STATED GOAL –
Your output must consist solely of the lines from the "Recreate this image" line through the "import * as" line, exactly as written, without images.

EXTRACTED DATA –
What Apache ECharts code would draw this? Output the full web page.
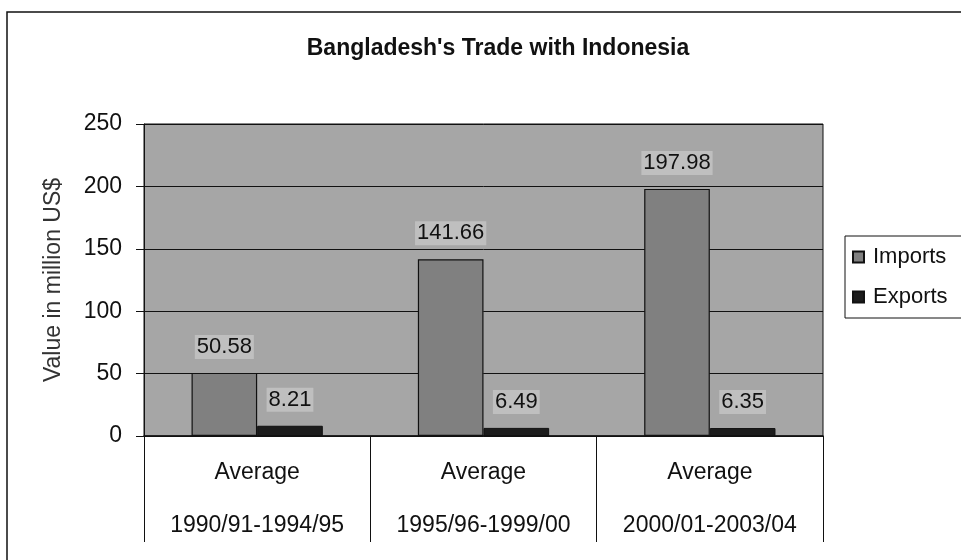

...

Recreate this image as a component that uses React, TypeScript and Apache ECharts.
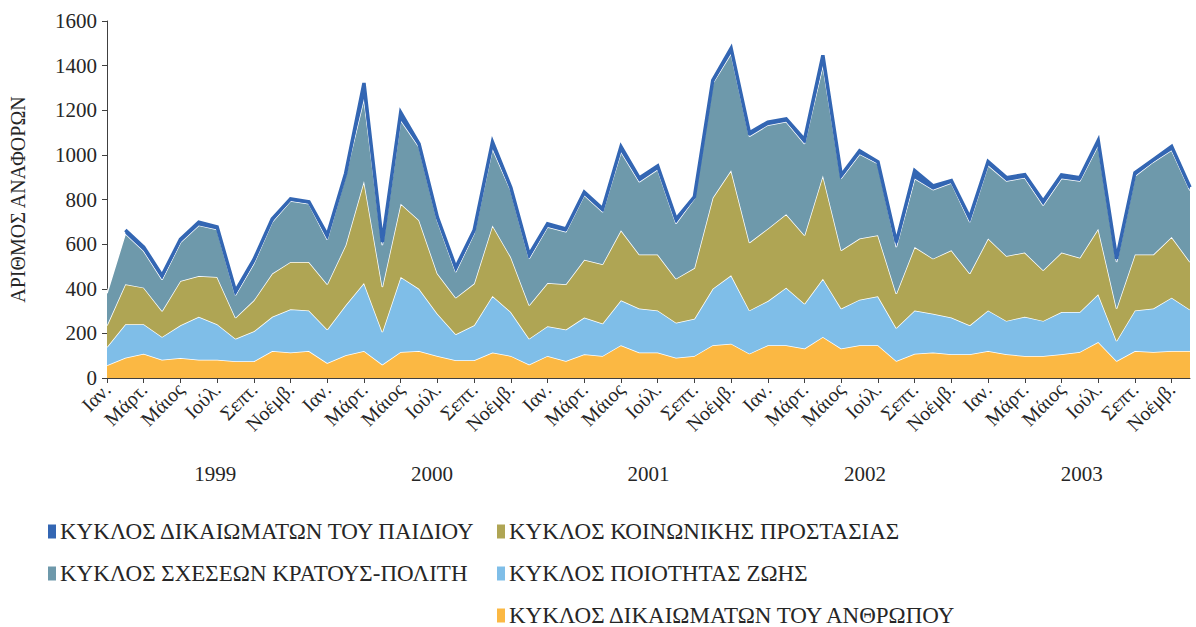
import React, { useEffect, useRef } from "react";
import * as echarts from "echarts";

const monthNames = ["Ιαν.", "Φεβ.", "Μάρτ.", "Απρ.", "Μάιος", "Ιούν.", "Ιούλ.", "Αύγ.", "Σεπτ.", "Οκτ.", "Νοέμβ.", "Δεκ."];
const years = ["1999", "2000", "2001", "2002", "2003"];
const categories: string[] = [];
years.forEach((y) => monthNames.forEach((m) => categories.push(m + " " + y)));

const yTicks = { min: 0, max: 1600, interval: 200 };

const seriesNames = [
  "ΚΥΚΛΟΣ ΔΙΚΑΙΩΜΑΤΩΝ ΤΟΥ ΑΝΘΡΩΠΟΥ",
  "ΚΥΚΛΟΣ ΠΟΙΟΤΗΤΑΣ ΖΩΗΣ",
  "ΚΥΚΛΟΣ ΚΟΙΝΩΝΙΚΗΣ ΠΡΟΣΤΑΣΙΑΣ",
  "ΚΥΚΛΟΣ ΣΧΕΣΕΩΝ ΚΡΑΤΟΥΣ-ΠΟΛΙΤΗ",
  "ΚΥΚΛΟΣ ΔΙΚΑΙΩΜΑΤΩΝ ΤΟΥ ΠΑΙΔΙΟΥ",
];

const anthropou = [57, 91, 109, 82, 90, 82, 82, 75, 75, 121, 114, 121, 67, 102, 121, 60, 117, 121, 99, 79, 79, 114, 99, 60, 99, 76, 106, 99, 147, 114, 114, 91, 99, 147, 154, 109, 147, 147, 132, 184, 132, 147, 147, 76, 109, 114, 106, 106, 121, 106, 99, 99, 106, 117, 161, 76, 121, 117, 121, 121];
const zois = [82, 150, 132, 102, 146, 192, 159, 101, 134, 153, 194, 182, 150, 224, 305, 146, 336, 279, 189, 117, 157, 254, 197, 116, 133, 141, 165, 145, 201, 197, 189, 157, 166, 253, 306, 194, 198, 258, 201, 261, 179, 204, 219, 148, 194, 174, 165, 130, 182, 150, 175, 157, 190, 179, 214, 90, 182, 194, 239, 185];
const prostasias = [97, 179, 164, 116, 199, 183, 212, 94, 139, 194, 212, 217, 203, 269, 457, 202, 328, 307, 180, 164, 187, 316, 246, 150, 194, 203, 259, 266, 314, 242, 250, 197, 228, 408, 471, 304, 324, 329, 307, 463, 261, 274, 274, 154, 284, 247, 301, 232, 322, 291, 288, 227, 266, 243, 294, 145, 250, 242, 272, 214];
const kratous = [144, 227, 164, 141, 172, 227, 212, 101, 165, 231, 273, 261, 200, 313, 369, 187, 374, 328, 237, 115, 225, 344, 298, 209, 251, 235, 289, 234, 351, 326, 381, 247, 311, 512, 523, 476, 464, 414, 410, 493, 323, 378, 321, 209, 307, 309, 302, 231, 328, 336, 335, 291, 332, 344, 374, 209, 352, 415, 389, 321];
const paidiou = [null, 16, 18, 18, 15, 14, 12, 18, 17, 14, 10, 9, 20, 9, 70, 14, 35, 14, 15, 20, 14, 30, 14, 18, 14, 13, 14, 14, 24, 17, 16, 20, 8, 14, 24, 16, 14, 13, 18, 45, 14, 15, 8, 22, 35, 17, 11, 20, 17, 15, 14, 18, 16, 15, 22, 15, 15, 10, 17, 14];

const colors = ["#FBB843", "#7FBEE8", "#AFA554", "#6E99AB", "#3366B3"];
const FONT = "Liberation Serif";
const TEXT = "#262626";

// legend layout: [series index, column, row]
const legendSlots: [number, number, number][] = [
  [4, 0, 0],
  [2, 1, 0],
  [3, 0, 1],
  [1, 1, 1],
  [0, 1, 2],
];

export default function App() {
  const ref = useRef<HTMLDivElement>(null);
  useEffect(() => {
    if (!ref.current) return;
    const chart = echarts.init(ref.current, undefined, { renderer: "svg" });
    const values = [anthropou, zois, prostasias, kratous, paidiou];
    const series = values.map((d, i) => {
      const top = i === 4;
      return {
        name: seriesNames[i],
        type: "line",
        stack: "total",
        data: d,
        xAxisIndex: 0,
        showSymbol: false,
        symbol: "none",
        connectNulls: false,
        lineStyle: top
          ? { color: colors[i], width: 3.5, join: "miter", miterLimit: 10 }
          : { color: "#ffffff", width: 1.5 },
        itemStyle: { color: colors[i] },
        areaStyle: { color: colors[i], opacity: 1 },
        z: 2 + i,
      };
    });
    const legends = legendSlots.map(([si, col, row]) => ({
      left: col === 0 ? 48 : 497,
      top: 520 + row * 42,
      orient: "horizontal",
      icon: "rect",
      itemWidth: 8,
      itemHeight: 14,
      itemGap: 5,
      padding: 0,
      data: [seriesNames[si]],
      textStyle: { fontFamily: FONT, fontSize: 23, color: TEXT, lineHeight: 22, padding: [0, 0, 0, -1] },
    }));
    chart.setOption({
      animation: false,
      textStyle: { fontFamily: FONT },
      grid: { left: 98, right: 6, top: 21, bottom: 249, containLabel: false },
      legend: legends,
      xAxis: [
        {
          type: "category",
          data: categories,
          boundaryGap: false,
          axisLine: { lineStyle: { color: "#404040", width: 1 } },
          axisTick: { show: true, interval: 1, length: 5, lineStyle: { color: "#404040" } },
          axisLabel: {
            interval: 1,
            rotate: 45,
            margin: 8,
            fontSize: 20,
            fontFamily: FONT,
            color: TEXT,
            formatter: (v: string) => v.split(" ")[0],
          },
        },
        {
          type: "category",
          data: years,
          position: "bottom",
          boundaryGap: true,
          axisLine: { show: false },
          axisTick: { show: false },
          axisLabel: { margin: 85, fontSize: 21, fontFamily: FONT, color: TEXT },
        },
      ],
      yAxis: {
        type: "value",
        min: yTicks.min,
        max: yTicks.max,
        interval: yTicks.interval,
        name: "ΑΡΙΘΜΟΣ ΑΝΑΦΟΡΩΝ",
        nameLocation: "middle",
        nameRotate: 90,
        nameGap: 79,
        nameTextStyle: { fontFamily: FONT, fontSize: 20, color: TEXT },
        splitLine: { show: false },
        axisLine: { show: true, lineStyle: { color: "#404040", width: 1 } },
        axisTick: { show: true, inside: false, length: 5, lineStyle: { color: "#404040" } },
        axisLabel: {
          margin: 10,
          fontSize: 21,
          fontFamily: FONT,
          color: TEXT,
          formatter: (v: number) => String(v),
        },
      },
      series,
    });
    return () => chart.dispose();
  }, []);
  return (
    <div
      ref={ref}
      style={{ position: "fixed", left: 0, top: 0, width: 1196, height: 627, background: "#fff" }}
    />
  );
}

PROBLEM SOLUTION –
Recreate this image as a component that uses React, TypeScript and Apache ECharts.
import React, { useEffect, useRef } from "react";
import * as echarts from "echarts";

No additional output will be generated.